● **GIVEN REQUEST**
Print exactly the lines from the first one down to the line that contains "import pandas as pd", both included, and skip the pictures.

[Code that draws figures]
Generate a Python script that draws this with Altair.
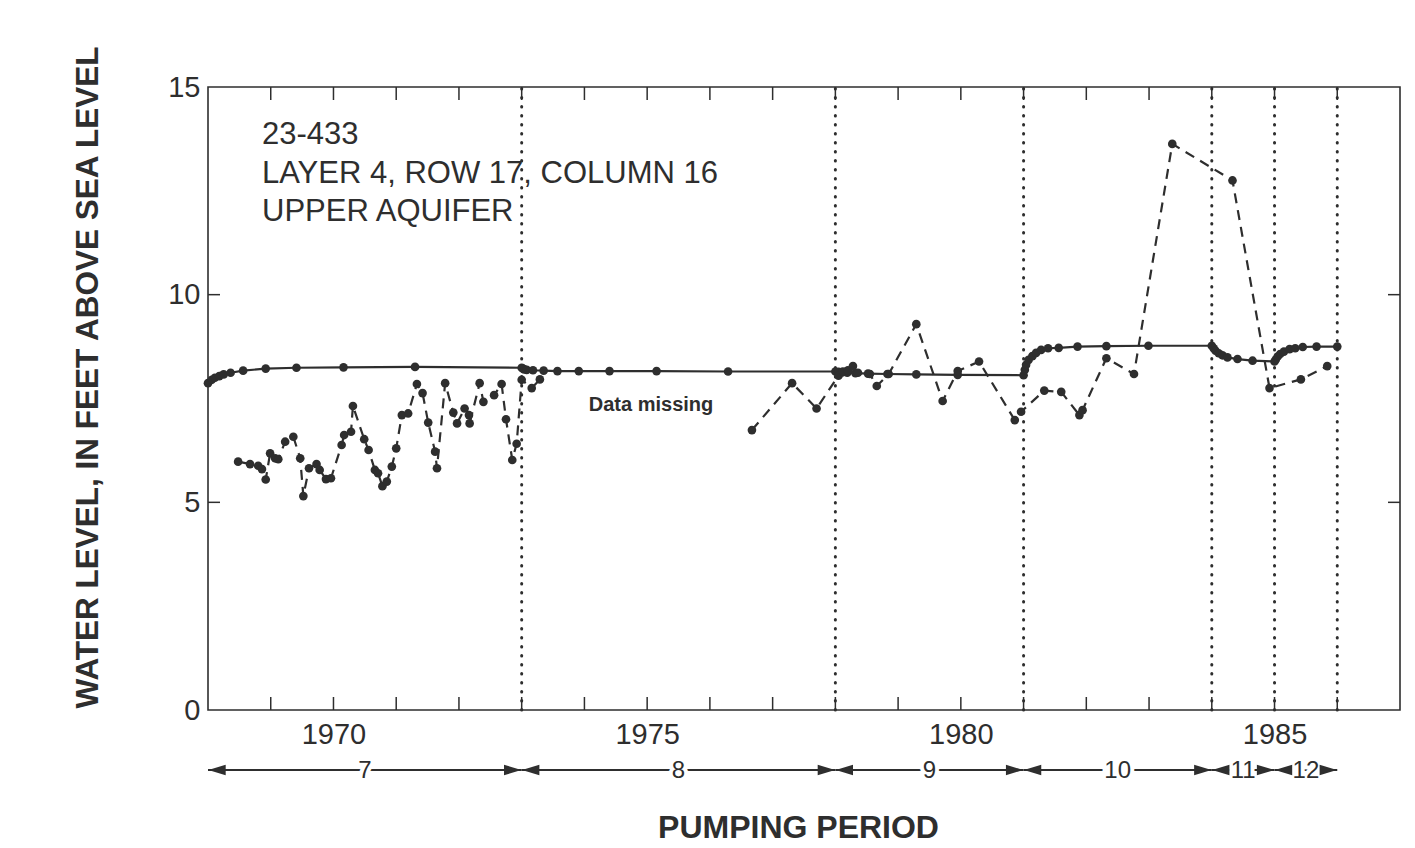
import altair as alt
import pandas as pd

# ---------------- data ----------------
# Simulated water level (solid line with dots)
sim_year = [1968.00, 1968.06, 1968.11, 1968.18, 1968.25, 1968.36, 1968.56, 1968.92, 1969.41, 1970.16, 1971.30, 1973.00,
            1973.02, 1973.04, 1973.08, 1973.18, 1973.35, 1973.57, 1973.91, 1974.40, 1975.15, 1976.29, 1978.00,
            1978.05, 1978.11, 1978.19, 1978.32, 1978.52, 1978.83, 1979.29, 1979.95, 1981.00,
            1981.02, 1981.04, 1981.08, 1981.14, 1981.20, 1981.28, 1981.39, 1981.56, 1981.86, 1982.32, 1982.99, 1984.00,
            1984.03, 1984.06, 1984.11, 1984.17, 1984.25, 1984.41, 1984.65, 1985.00,
            1985.02, 1985.05, 1985.09, 1985.15, 1985.24, 1985.33, 1985.45, 1985.67, 1986.00]
sim_level = [7.87, 7.95, 8.00, 8.04, 8.08, 8.12, 8.17, 8.22, 8.24, 8.25, 8.26, 8.24,
             8.22, 8.20, 8.19, 8.18, 8.17, 8.16, 8.16, 8.16, 8.16, 8.15, 8.15,
             8.14, 8.13, 8.12, 8.11, 8.10, 8.09, 8.08, 8.07, 8.06,
             8.19, 8.31, 8.43, 8.52, 8.60, 8.67, 8.71, 8.72, 8.75, 8.76, 8.77, 8.77,
             8.71, 8.65, 8.59, 8.54, 8.49, 8.45, 8.41, 8.39,
             8.44, 8.51, 8.57, 8.63, 8.69, 8.71, 8.74, 8.75, 8.75]

# Observed water level (dashed line with dots), two segments around the data gap
obs1_year = [1968.48, 1968.67, 1968.80, 1968.86, 1968.92, 1968.99, 1969.07, 1969.12, 1969.23, 1969.36,
             1969.47, 1969.52, 1969.61, 1969.73, 1969.78, 1969.88, 1969.96, 1970.13, 1970.17, 1970.28,
             1970.31, 1970.49, 1970.56, 1970.66, 1970.71, 1970.78, 1970.85, 1970.93, 1971.00, 1971.09,
             1971.19, 1971.33, 1971.42, 1971.51, 1971.62, 1971.65, 1971.78, 1971.91, 1971.97, 1972.09,
             1972.16, 1972.17, 1972.33, 1972.39, 1972.56, 1972.68, 1972.75, 1972.85, 1972.92, 1973.00,
             1973.16, 1973.29]
obs1_level = [5.98, 5.92, 5.88, 5.80, 5.55, 6.18, 6.06, 6.04, 6.46, 6.58,
              6.06, 5.15, 5.82, 5.92, 5.78, 5.56, 5.58, 6.38, 6.62, 6.70,
              7.32, 6.52, 6.26, 5.78, 5.70, 5.39, 5.50, 5.86, 6.30, 7.10,
              7.14, 7.85, 7.63, 6.92, 6.22, 5.82, 7.87, 7.16, 6.90, 7.26,
              7.10, 6.90, 7.87, 7.42, 7.58, 7.85, 7.00, 6.02, 6.41, 7.95,
              7.75, 7.96]
obs2_year = [1976.67, 1977.31, 1977.70, 1978.05, 1978.12, 1978.20, 1978.28, 1978.36, 1978.55, 1978.66,
             1978.85, 1979.29, 1979.71, 1979.95, 1980.29, 1980.86, 1980.96, 1981.33, 1981.60, 1981.89,
             1981.94, 1982.32, 1982.76, 1983.37, 1984.33, 1984.92, 1985.42, 1985.84]
obs2_level = [6.74, 7.87, 7.26, 8.05, 8.15, 8.18, 8.28, 8.12, 8.09, 7.80,
              8.09, 9.29, 7.44, 8.16, 8.39, 6.98, 7.18, 7.69, 7.66, 7.10,
              7.22, 8.47, 8.09, 13.63, 12.75, 7.75, 7.96, 8.28]

period_start = [1968, 1973, 1978, 1981, 1984, 1985]
period_end = [1973, 1978, 1981, 1984, 1985, 1986]
period_label = ["7", "8", "9", "10", "11", "12"]
boundary_years = [1973, 1978, 1981, 1984, 1985, 1986]
year_ticks = list(range(1969, 1987))
level_ticks = [5, 10]
x_label_years = [1970, 1975, 1980, 1985]
y_label_values = [0, 5, 10, 15]
note_lines = ["23-433", "LAYER 4, ROW 17, COLUMN 16", "UPPER AQUIFER"]
gap_note = "Data missing"

# ---------------- layout / style ----------------
W, H = 1192, 623
INK = "#2e2e2e"
FONT = "Liberation Sans"

sim = pd.DataFrame({"year": sim_year, "level": sim_level})
obs = pd.concat([
    pd.DataFrame({"year": obs1_year, "level": obs1_level, "seg": 1}),
    pd.DataFrame({"year": obs2_year, "level": obs2_level, "seg": 2}),
])
per = pd.DataFrame({"start": period_start, "end": period_end, "label": period_label})
per["mid"] = (per["start"] + per["end"]) / 2
bnd = pd.DataFrame({"year": boundary_years, "lo": 0, "hi": 15})
xt = pd.DataFrame({"year": year_ticks})
yt = pd.DataFrame({"level": level_ticks})

xscale = alt.Scale(domain=[1968, 1987], nice=False, zero=False)
yscale = alt.Scale(domain=[0, 15], nice=False)
xaxis = alt.Axis(values=x_label_years, format="d", title="PUMPING PERIOD", ticks=False, domain=False,
                 grid=False, labelFontSize=29, labelPadding=10, labelColor=INK, labelFont=FONT,
                 labelFlush=False, titleFont=FONT, titleFontSize=32, titleFontWeight="bold",
                 titleColor=INK, titleX=590, titleY=127, titleAlign="center", titleBaseline="alphabetic")
yaxis = alt.Axis(values=y_label_values, title="WATER LEVEL, IN FEET ABOVE SEA LEVEL", ticks=False,
                 domain=False, grid=False, labelFontSize=29, labelPadding=8, labelColor=INK,
                 labelFont=FONT, labelFlush=False, titleFont=FONT, titleFontSize=31.5,
                 titleFontWeight="bold", titleColor=INK, titleX=-120, titleY=290, titleAngle=270,
                 titleAlign="center", titleBaseline="middle")


def X(field):
    return alt.X(f"{field}:Q", scale=xscale, axis=xaxis)


def Y(field):
    return alt.Y(f"{field}:Q", scale=yscale, axis=yaxis)


bounds = alt.Chart(bnd).mark_rule(color=INK, strokeWidth=3, strokeDash=[0.5, 8.5], strokeCap="round").encode(
    x=X("year"), y=Y("lo"), y2="hi:Q")

sim_line = alt.Chart(sim).mark_line(color=INK, strokeWidth=2.2).encode(x=X("year"), y=Y("level"))
sim_pts = alt.Chart(sim).mark_circle(color=INK, size=75, opacity=1).encode(x=X("year"), y=Y("level"))
obs_line = alt.Chart(obs).mark_line(color=INK, strokeWidth=2.2, strokeDash=[10, 7]).encode(
    x=X("year"), y=Y("level"), detail="seg:N")
obs_pts = alt.Chart(obs).mark_circle(color=INK, size=75, opacity=1).encode(x=X("year"), y=Y("level"))

tick_len = 13
bot_ticks = alt.Chart(xt).mark_rule(color=INK, strokeWidth=1.5).encode(
    x=X("year"), y=alt.value(H), y2=alt.value(H - tick_len))
top_ticks = alt.Chart(xt).mark_rule(color=INK, strokeWidth=1.5).encode(
    x=X("year"), y=alt.value(0), y2=alt.value(tick_len))
left_ticks = alt.Chart(yt).mark_rule(color=INK, strokeWidth=1.5).encode(
    y=Y("level"), x=alt.value(0), x2=alt.value(12))
right_ticks = alt.Chart(yt).mark_rule(color=INK, strokeWidth=1.5).encode(
    y=Y("level"), x=alt.value(W), x2=alt.value(W - 12))

note_layers = []
for i, line in enumerate(note_lines):
    note_layers.append(
        alt.Chart(pd.DataFrame({"t": [line]})).mark_text(
            align="left", baseline="middle", fontSize=31, font=FONT, color=INK).encode(
            x=alt.value(54), y=alt.value(48 + 38.5 * i), text="t:N"))

gap_text = alt.Chart(pd.DataFrame({"t": [gap_note]})).mark_text(
    align="center", baseline="middle", fontSize=20, fontWeight="bold", font=FONT, color=INK).encode(
    x=alt.value(443), y=alt.value(318), text="t:N")

ARROW_Y = H + 60
prule = alt.Chart(per).mark_rule(color=INK, strokeWidth=1.8).encode(
    x=X("start"), x2="end:Q", y=alt.value(ARROW_Y))
larrow = alt.Chart(per).mark_point(shape="M -1 0 L 1 -0.6 L 1 0.6 Z", filled=True, size=300,
                                   color=INK, opacity=1).encode(
    x=X("start"), y=alt.value(ARROW_Y), xOffset=alt.value(9))
rarrow = alt.Chart(per).mark_point(shape="M 1 0 L -1 -0.6 L -1 0.6 Z", filled=True, size=300,
                                   color=INK, opacity=1).encode(
    x=X("end"), y=alt.value(ARROW_Y), xOffset=alt.value(-9))
plabel_halo = alt.Chart(per).mark_text(fontSize=24, font=FONT, color="white", stroke="white",
                                       strokeWidth=8, baseline="middle").encode(
    x=X("mid"), y=alt.value(ARROW_Y + 1), text="label:N")
plabel = alt.Chart(per).mark_text(fontSize=24, font=FONT, color=INK, baseline="middle").encode(
    x=X("mid"), y=alt.value(ARROW_Y + 1), text="label:N")

chart = alt.layer(
    bounds, sim_line, obs_line, sim_pts, obs_pts,
    bot_ticks, top_ticks, left_ticks, right_ticks,
    *note_layers, gap_text,
    prule, plabel_halo, larrow, rarrow, plabel,
).properties(
    width=W, height=H,
    padding={"left": 200, "top": 79, "right": 5, "bottom": 136},
    autosize=alt.AutoSizeParams(type="none"),
    background="white",
).configure_view(stroke=INK, strokeWidth=1.6)

chart.save("out.html", embed_options={"renderer": "svg", "actions": False})
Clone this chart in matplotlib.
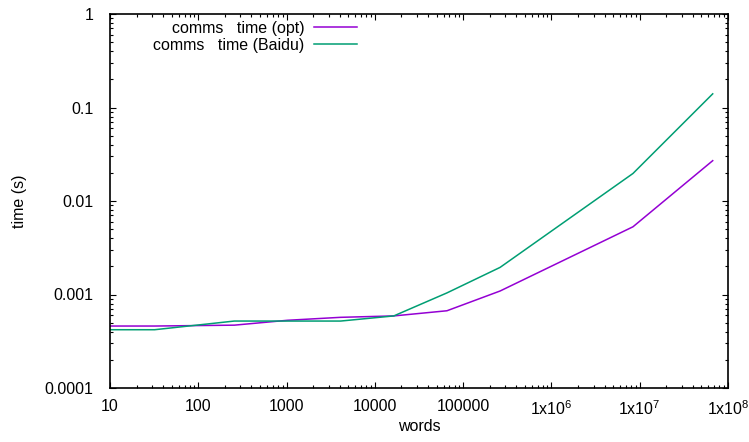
import matplotlib
matplotlib.use('Agg')
import matplotlib.pyplot as plt
from matplotlib.ticker import FixedLocator, FixedFormatter, LogLocator, NullFormatter

# data (words, seconds)
words = [8, 32, 256, 1024, 4096, 16384, 65536, 262144, 8388608, 67108864]
opt_time = [0.00046, 0.00046, 0.00047, 0.00053, 0.00057, 0.00059, 0.00067,
            0.00109, 0.0053, 0.027]
baidu_time = [0.00042, 0.00042, 0.00052, 0.00052, 0.00052, 0.00059, 0.00104,
              0.00195, 0.0197, 0.14]

x_ticks = [10, 100, 1000, 10000, 100000, 1e6, 1e7, 1e8]
x_tick_labels = ['10', '100', '1000', '10000', '100000',
                 r'$\mathregular{1x10^{6}}$', r'$\mathregular{1x10^{7}}$',
                 r'$\mathregular{1x10^{8}}$']
y_ticks = [0.0001, 0.001, 0.01, 0.1, 1]
y_tick_labels = ['0.0001', '0.001', '0.01', '0.1', '1']

plt.rcParams['font.family'] = ['Liberation Sans', 'DejaVu Sans']
plt.rcParams['mathtext.fontset'] = 'custom'
plt.rcParams['mathtext.rm'] = 'Liberation Sans'
plt.rcParams['font.size'] = 11.5

fig = plt.figure(figsize=(7.49, 4.42), dpi=100)
ax = fig.add_axes([110 / 749, 1 - 388 / 442, 618 / 749, 374 / 442])

ax.plot(words, opt_time, color='#9400d3', lw=1.1, label='comms   time (opt)')
ax.plot(words, baidu_time, color='#009e73', lw=1.1, label='comms   time (Baidu)')

ax.set_xscale('log')
ax.set_yscale('log')
ax.set_xlim(10, 1e8)
ax.set_ylim(0.0001, 1)

ax.xaxis.set_major_locator(FixedLocator(x_ticks))
ax.xaxis.set_major_formatter(FixedFormatter(x_tick_labels))
ax.yaxis.set_major_locator(FixedLocator(y_ticks))
ax.yaxis.set_major_formatter(FixedFormatter(y_tick_labels))
for axis in (ax.xaxis, ax.yaxis):
    axis.set_minor_locator(LogLocator(base=10, subs=range(2, 10), numticks=20))
    axis.set_minor_formatter(NullFormatter())

ax.tick_params(which='both', direction='in', top=True, right=True, width=0.8)
ax.tick_params(which='major', length=4.5)
ax.tick_params(which='minor', length=2.5)
ax.tick_params(axis='x', which='major', pad=8)
ax.tick_params(axis='y', which='major', pad=12)
for sp in ax.spines.values():
    sp.set_linewidth(1.2)

ax.set_xlabel('words')
ax.set_ylabel('time (s)')
ax.xaxis.set_label_coords(0.5, -0.084)
ax.yaxis.set_label_coords(-0.135, 0.5)

ax.legend(loc='upper right', bbox_to_anchor=(357 / 749, 1 - 21 / 442),
          bbox_transform=fig.transFigure, frameon=False, markerfirst=False,
          handlelength=2.7, handletextpad=0.6, labelspacing=0.1, borderpad=0,
          borderaxespad=0)

fig.savefig('out.png', dpi=100)
plt.close()
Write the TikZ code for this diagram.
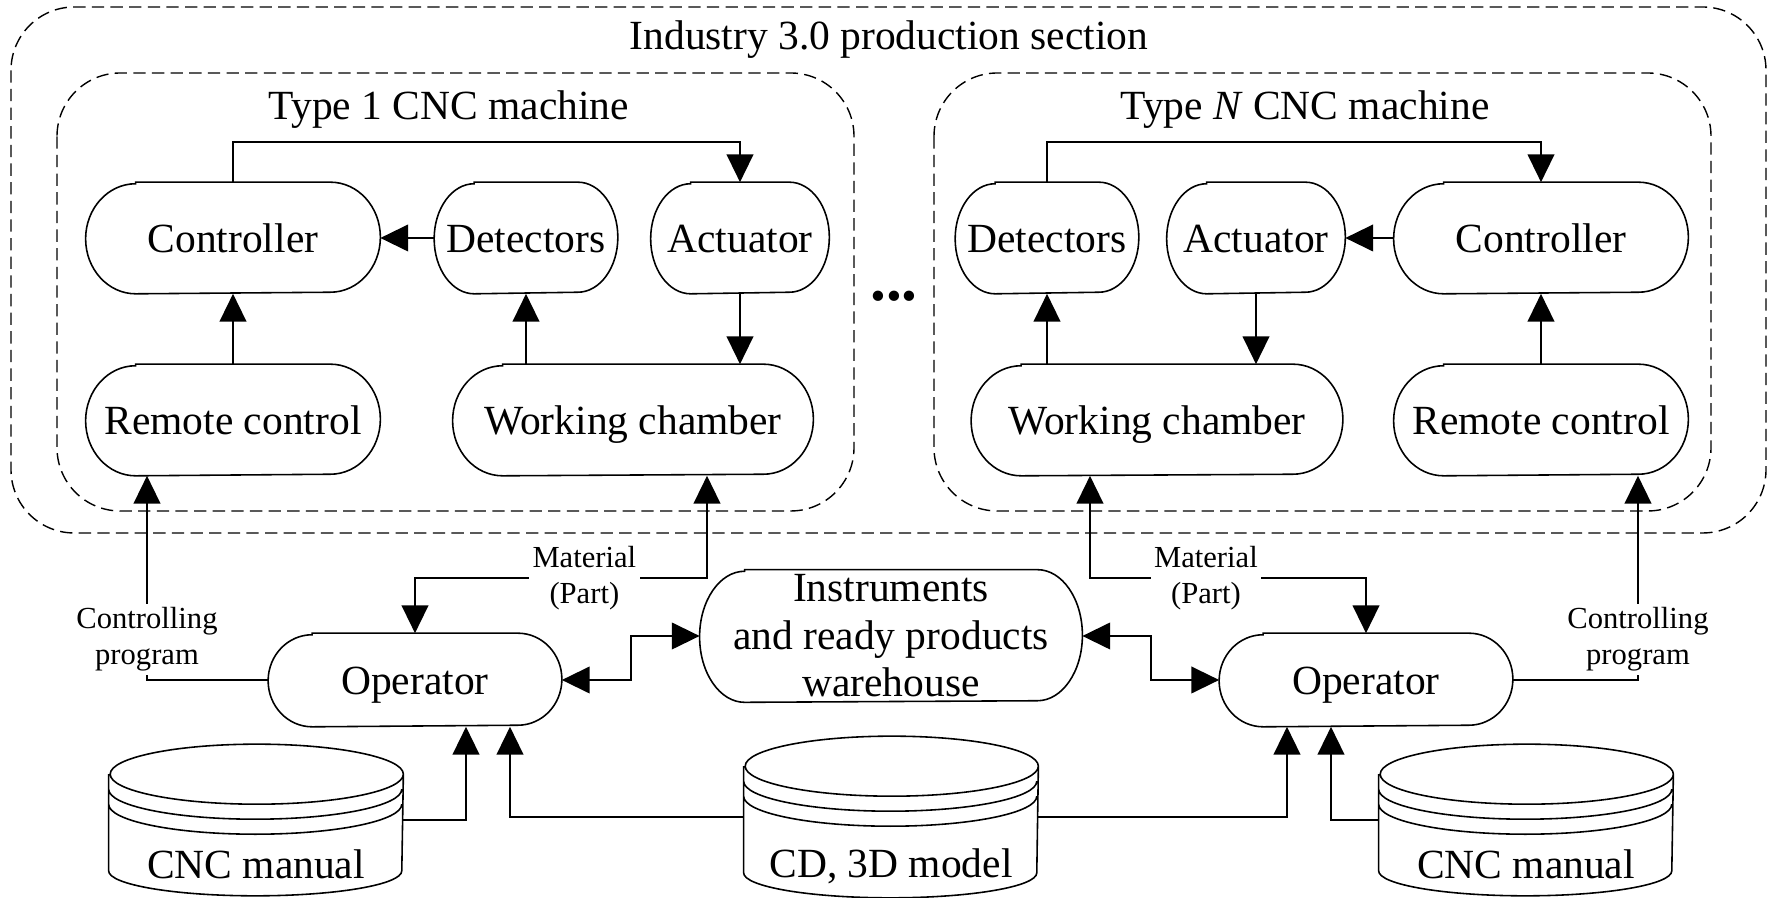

● **WORKED ANSWER**
Generate a Python script that draws this with Altair.
import altair as alt
import pandas as pd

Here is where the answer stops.